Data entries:
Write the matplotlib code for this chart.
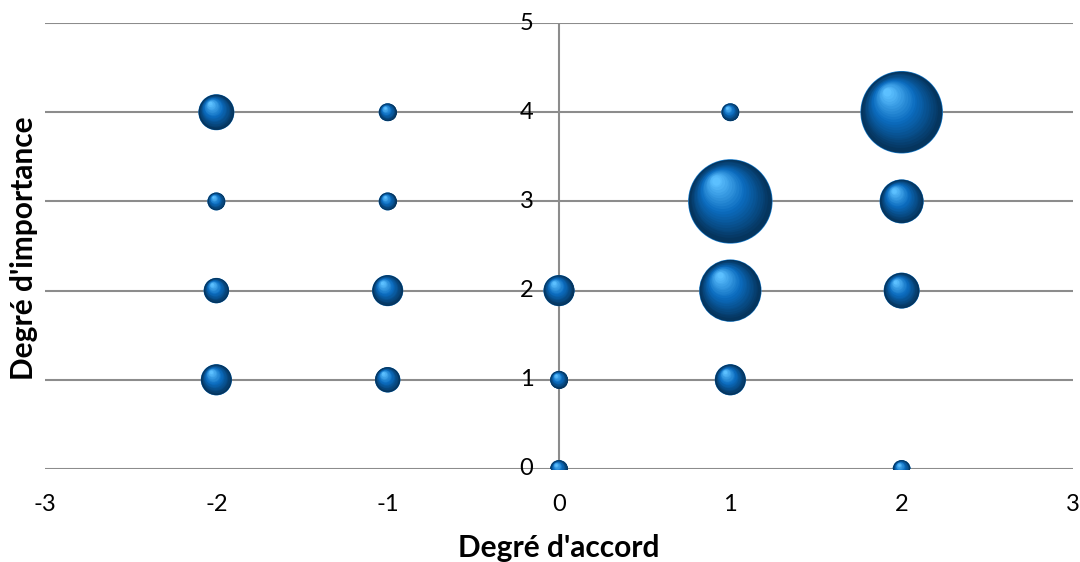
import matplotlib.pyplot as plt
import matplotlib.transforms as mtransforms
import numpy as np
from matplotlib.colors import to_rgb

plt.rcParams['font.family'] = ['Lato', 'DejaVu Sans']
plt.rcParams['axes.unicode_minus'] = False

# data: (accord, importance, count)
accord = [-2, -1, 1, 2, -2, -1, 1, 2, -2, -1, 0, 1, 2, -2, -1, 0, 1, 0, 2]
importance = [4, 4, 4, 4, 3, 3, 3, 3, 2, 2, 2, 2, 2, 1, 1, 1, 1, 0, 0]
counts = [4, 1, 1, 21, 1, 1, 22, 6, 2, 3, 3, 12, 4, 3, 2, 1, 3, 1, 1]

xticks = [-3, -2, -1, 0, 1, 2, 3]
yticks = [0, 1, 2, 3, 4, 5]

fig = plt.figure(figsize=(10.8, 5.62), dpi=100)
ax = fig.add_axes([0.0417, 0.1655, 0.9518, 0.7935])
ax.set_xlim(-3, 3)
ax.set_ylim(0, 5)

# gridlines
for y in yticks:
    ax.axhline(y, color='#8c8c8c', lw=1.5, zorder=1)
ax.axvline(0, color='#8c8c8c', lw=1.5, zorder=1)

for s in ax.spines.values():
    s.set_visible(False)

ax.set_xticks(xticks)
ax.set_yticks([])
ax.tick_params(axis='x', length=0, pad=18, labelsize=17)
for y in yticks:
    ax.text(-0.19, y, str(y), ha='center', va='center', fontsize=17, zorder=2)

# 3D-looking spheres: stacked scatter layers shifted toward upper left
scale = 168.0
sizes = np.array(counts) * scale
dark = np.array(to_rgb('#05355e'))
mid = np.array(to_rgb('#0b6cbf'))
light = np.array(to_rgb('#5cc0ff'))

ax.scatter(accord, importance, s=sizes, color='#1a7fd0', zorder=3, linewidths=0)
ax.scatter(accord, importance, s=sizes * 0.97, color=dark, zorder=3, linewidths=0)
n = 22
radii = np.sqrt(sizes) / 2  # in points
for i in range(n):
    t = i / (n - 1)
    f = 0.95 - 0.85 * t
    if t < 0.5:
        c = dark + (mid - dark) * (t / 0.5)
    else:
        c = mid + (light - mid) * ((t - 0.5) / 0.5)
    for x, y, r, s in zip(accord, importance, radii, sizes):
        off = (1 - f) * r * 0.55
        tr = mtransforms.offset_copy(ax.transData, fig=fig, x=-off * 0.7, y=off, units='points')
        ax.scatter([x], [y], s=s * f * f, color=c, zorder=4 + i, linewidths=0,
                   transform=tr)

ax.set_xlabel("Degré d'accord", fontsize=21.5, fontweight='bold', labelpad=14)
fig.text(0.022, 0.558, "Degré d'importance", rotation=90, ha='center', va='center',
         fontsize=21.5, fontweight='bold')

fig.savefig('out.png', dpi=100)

==

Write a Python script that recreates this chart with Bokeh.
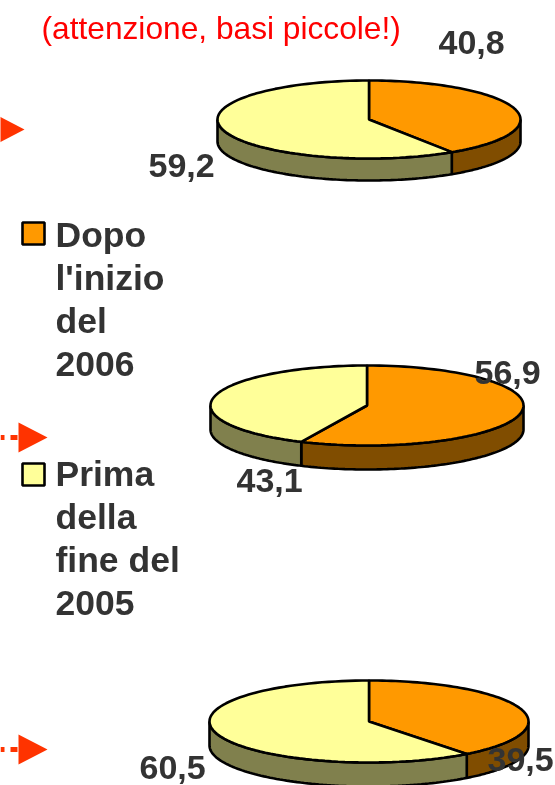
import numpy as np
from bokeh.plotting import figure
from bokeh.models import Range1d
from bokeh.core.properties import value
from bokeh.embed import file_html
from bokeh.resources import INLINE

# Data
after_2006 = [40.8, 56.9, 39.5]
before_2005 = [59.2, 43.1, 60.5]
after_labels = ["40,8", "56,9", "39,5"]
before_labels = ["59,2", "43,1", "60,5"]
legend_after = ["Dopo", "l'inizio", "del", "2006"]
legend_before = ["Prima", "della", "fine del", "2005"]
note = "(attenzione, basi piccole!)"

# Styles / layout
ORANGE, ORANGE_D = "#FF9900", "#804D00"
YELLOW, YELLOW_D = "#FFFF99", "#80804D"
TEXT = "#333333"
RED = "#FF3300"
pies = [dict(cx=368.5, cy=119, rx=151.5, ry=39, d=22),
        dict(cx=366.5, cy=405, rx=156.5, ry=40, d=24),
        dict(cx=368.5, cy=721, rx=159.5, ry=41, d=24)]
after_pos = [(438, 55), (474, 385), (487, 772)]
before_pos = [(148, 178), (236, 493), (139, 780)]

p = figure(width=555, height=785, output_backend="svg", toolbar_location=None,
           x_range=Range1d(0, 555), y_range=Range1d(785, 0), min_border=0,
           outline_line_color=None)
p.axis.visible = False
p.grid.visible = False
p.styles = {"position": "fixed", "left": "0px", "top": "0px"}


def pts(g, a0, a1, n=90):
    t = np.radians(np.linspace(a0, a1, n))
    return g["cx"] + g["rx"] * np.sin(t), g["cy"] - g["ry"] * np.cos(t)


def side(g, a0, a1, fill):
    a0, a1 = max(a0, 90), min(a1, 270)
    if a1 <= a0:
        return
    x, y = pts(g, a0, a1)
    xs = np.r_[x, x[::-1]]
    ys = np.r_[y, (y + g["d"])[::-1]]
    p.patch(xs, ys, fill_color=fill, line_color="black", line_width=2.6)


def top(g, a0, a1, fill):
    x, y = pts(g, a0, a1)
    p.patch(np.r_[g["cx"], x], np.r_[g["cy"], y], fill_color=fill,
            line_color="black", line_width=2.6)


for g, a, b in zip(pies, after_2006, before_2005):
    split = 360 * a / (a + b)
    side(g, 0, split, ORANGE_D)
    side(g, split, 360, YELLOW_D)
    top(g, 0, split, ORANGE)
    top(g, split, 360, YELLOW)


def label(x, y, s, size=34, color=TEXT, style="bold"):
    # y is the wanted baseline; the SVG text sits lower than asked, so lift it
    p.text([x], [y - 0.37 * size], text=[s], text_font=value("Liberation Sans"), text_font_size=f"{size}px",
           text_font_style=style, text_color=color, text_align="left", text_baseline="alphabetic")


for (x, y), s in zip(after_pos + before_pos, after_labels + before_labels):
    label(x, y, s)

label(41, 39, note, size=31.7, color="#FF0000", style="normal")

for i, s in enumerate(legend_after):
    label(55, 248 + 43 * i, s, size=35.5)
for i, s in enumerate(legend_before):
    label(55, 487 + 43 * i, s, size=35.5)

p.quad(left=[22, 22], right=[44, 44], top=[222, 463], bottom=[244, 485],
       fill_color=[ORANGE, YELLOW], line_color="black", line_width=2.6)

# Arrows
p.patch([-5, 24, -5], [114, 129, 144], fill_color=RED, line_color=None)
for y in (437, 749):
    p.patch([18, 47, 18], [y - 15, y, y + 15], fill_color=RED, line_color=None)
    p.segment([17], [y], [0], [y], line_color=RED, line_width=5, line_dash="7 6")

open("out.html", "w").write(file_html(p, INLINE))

WHAT YOU WILL DO ::
Go to the line containing "Write the matplotlib code for this chart." and copy exactly from there through the line containing "light = np.array(to_rgb('#5cc0ff'))", both included, and nothing more. Pictures are excluded.

TASK ANSWER ::
Write the matplotlib code for this chart.
import matplotlib.pyplot as plt
import matplotlib.transforms as mtransforms
import numpy as np
from matplotlib.colors import to_rgb

plt.rcParams['font.family'] = ['Lato', 'DejaVu Sans']
plt.rcParams['axes.unicode_minus'] = False

# data: (accord, importance, count)
accord = [-2, -1, 1, 2, -2, -1, 1, 2, -2, -1, 0, 1, 2, -2, -1, 0, 1, 0, 2]
importance = [4, 4, 4, 4, 3, 3, 3, 3, 2, 2, 2, 2, 2, 1, 1, 1, 1, 0, 0]
counts = [4, 1, 1, 21, 1, 1, 22, 6, 2, 3, 3, 12, 4, 3, 2, 1, 3, 1, 1]

xticks = [-3, -2, -1, 0, 1, 2, 3]
yticks = [0, 1, 2, 3, 4, 5]

fig = plt.figure(figsize=(10.8, 5.62), dpi=100)
ax = fig.add_axes([0.0417, 0.1655, 0.9518, 0.7935])
ax.set_xlim(-3, 3)
ax.set_ylim(0, 5)

# gridlines
for y in yticks:
    ax.axhline(y, color='#8c8c8c', lw=1.5, zorder=1)
ax.axvline(0, color='#8c8c8c', lw=1.5, zorder=1)

for s in ax.spines.values():
    s.set_visible(False)

ax.set_xticks(xticks)
ax.set_yticks([])
ax.tick_params(axis='x', length=0, pad=18, labelsize=17)
for y in yticks:
    ax.text(-0.19, y, str(y), ha='center', va='center', fontsize=17, zorder=2)

# 3D-looking spheres: stacked scatter layers shifted toward upper left
scale = 168.0
sizes = np.array(counts) * scale
dark = np.array(to_rgb('#05355e'))
mid = np.array(to_rgb('#0b6cbf'))
light = np.array(to_rgb('#5cc0ff'))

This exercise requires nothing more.